* _MATERIAL PROVIDED_:

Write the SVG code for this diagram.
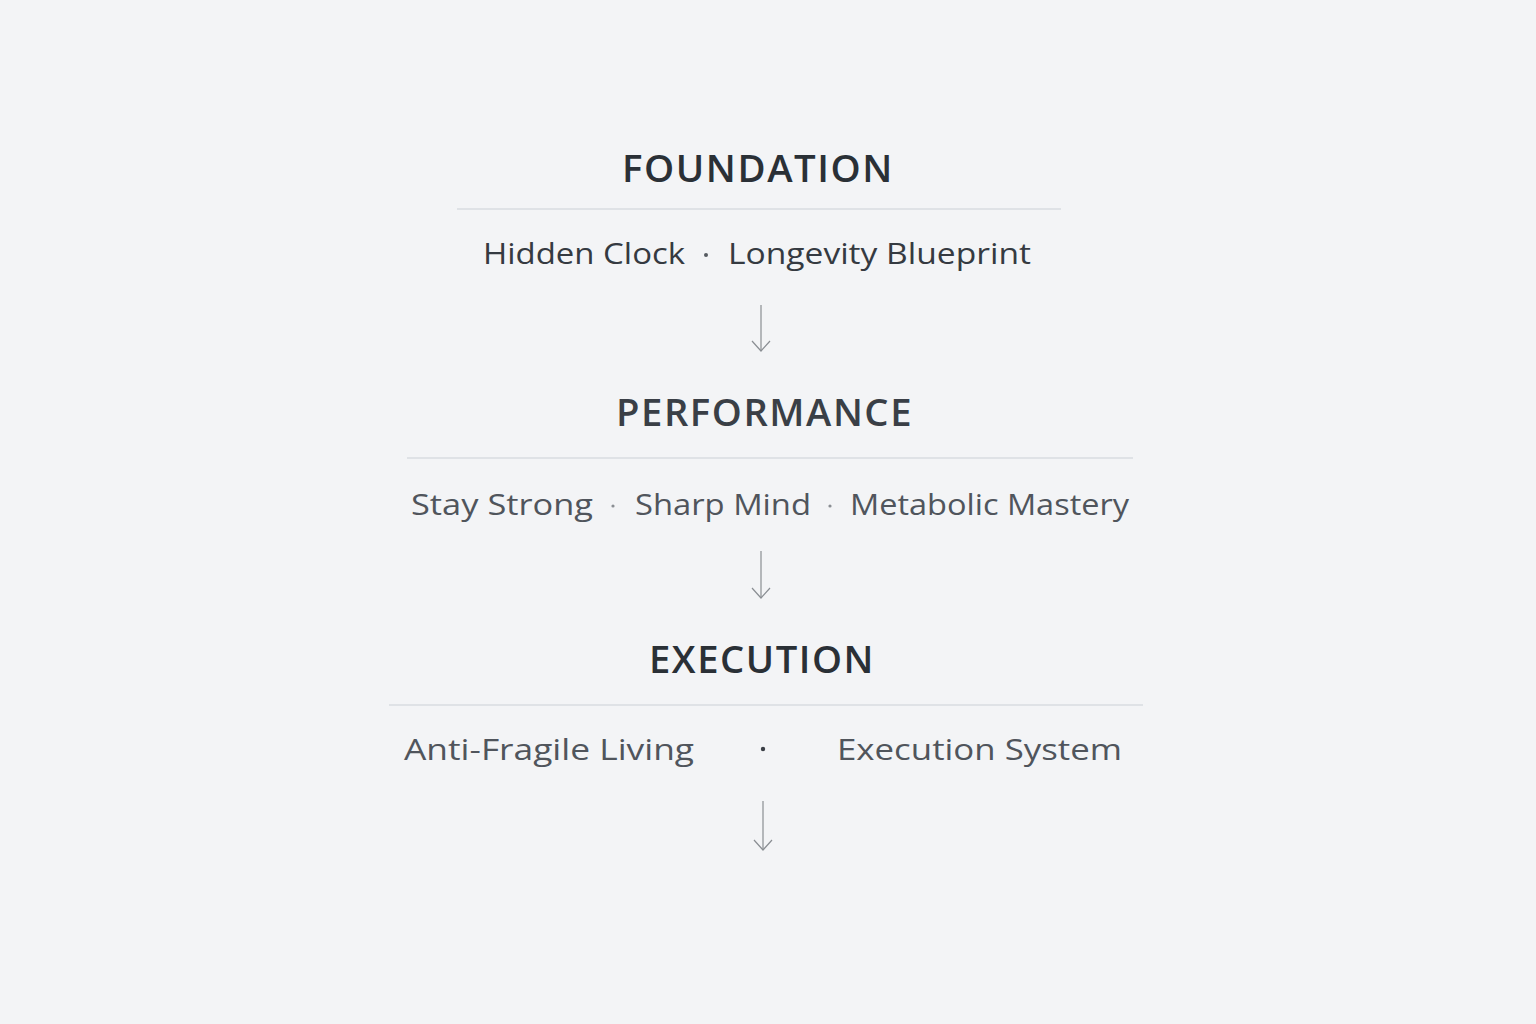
<svg xmlns="http://www.w3.org/2000/svg" width="1536" height="1024" viewBox="0 0 1536 1024">
<defs>
<style>
.bg{fill:#f3f4f6}
.title{font-family:"Open Sans","Noto Sans","DejaVu Sans",sans-serif;font-size:37px;font-weight:600;letter-spacing:1.5px;fill:#2a3036}
.sub{font-family:"Open Sans","Noto Sans","DejaVu Sans",sans-serif;font-size:30px;fill:#353a41}
.sub2{fill:#50555c}
.rule{stroke:#d9dce0;stroke-width:1.5}
.dot{fill:#555a60}
.arrow{stroke:#8a8e93;stroke-width:1.2;fill:none}
</style>
<marker id="ah" viewBox="0 0 20 20" refX="18" refY="10" markerWidth="20" markerHeight="20" markerUnits="userSpaceOnUse" orient="auto">
<path d="M8,1 L18,10 L8,19" fill="none" stroke="#8a8e93" stroke-width="1.2"/>
</marker>
</defs>
<rect class="bg" x="0" y="0" width="1536" height="1024"/>
<g id="foundation">
<text class="title" x="622" y="182" textLength="272" lengthAdjust="spacingAndGlyphs">FOUNDATION</text>
<line class="rule" x1="457" y1="209" x2="1061" y2="209"/>
<text class="sub" x="483" y="264" textLength="202" lengthAdjust="spacingAndGlyphs">Hidden Clock</text>
<circle class="dot" cx="706" cy="255" r="2"/>
<text class="sub" x="728" y="264" textLength="303" lengthAdjust="spacingAndGlyphs">Longevity Blueprint</text>
</g>
<g id="performance">
<text class="title" x="616" y="426" textLength="297" lengthAdjust="spacingAndGlyphs" style="fill:#3a3f46">PERFORMANCE</text>
<line class="rule" x1="407" y1="458" x2="1133" y2="458"/>
<text class="sub sub2" x="411" y="515" textLength="182" lengthAdjust="spacingAndGlyphs">Stay Strong</text>
<circle class="dot" cx="613" cy="506" r="1.6" style="fill:#8a8e93"/>
<text class="sub sub2" x="635" y="515" textLength="176" lengthAdjust="spacingAndGlyphs">Sharp Mind</text>
<circle class="dot" cx="830" cy="506" r="1.6" style="fill:#8a8e93"/>
<text class="sub sub2" x="850" y="515" textLength="279" lengthAdjust="spacingAndGlyphs">Metabolic Mastery</text>
</g>
<g id="execution">
<text class="title" x="649" y="673" textLength="226" lengthAdjust="spacingAndGlyphs">EXECUTION</text>
<line class="rule" x1="389" y1="705" x2="1143" y2="705"/>
<text class="sub sub2" x="404" y="760" textLength="290" lengthAdjust="spacingAndGlyphs">Anti-Fragile Living</text>
<circle class="dot" cx="763" cy="749" r="2.2" style="fill:#3a3f46"/>
<text class="sub sub2" x="837" y="760" textLength="285" lengthAdjust="spacingAndGlyphs">Execution System</text>
</g>
<g id="connectors">
<line class="arrow" x1="761" y1="305" x2="761" y2="351" marker-end="url(#ah)"/>
<line class="arrow" x1="761" y1="551" x2="761" y2="598" marker-end="url(#ah)"/>
<line class="arrow" x1="763" y1="801" x2="763" y2="850" marker-end="url(#ah)"/>
</g>
</svg>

* _EXERCISE AIM_: Reproduce the full listing above verbatim, with no pictures included.

* _WRITTEN ANSWER_:
Write the SVG code for this diagram.
<svg xmlns="http://www.w3.org/2000/svg" width="1536" height="1024" viewBox="0 0 1536 1024">
<defs>
<style>
.bg{fill:#f3f4f6}
.title{font-family:"Open Sans","Noto Sans","DejaVu Sans",sans-serif;font-size:37px;font-weight:600;letter-spacing:1.5px;fill:#2a3036}
.sub{font-family:"Open Sans","Noto Sans","DejaVu Sans",sans-serif;font-size:30px;fill:#353a41}
.sub2{fill:#50555c}
.rule{stroke:#d9dce0;stroke-width:1.5}
.dot{fill:#555a60}
.arrow{stroke:#8a8e93;stroke-width:1.2;fill:none}
</style>
<marker id="ah" viewBox="0 0 20 20" refX="18" refY="10" markerWidth="20" markerHeight="20" markerUnits="userSpaceOnUse" orient="auto">
<path d="M8,1 L18,10 L8,19" fill="none" stroke="#8a8e93" stroke-width="1.2"/>
</marker>
</defs>
<rect class="bg" x="0" y="0" width="1536" height="1024"/>
<g id="foundation">
<text class="title" x="622" y="182" textLength="272" lengthAdjust="spacingAndGlyphs">FOUNDATION</text>
<line class="rule" x1="457" y1="209" x2="1061" y2="209"/>
<text class="sub" x="483" y="264" textLength="202" lengthAdjust="spacingAndGlyphs">Hidden Clock</text>
<circle class="dot" cx="706" cy="255" r="2"/>
<text class="sub" x="728" y="264" textLength="303" lengthAdjust="spacingAndGlyphs">Longevity Blueprint</text>
</g>
<g id="performance">
<text class="title" x="616" y="426" textLength="297" lengthAdjust="spacingAndGlyphs" style="fill:#3a3f46">PERFORMANCE</text>
<line class="rule" x1="407" y1="458" x2="1133" y2="458"/>
<text class="sub sub2" x="411" y="515" textLength="182" lengthAdjust="spacingAndGlyphs">Stay Strong</text>
<circle class="dot" cx="613" cy="506" r="1.6" style="fill:#8a8e93"/>
<text class="sub sub2" x="635" y="515" textLength="176" lengthAdjust="spacingAndGlyphs">Sharp Mind</text>
<circle class="dot" cx="830" cy="506" r="1.6" style="fill:#8a8e93"/>
<text class="sub sub2" x="850" y="515" textLength="279" lengthAdjust="spacingAndGlyphs">Metabolic Mastery</text>
</g>
<g id="execution">
<text class="title" x="649" y="673" textLength="226" lengthAdjust="spacingAndGlyphs">EXECUTION</text>
<line class="rule" x1="389" y1="705" x2="1143" y2="705"/>
<text class="sub sub2" x="404" y="760" textLength="290" lengthAdjust="spacingAndGlyphs">Anti-Fragile Living</text>
<circle class="dot" cx="763" cy="749" r="2.2" style="fill:#3a3f46"/>
<text class="sub sub2" x="837" y="760" textLength="285" lengthAdjust="spacingAndGlyphs">Execution System</text>
</g>
<g id="connectors">
<line class="arrow" x1="761" y1="305" x2="761" y2="351" marker-end="url(#ah)"/>
<line class="arrow" x1="761" y1="551" x2="761" y2="598" marker-end="url(#ah)"/>
<line class="arrow" x1="763" y1="801" x2="763" y2="850" marker-end="url(#ah)"/>
</g>
</svg>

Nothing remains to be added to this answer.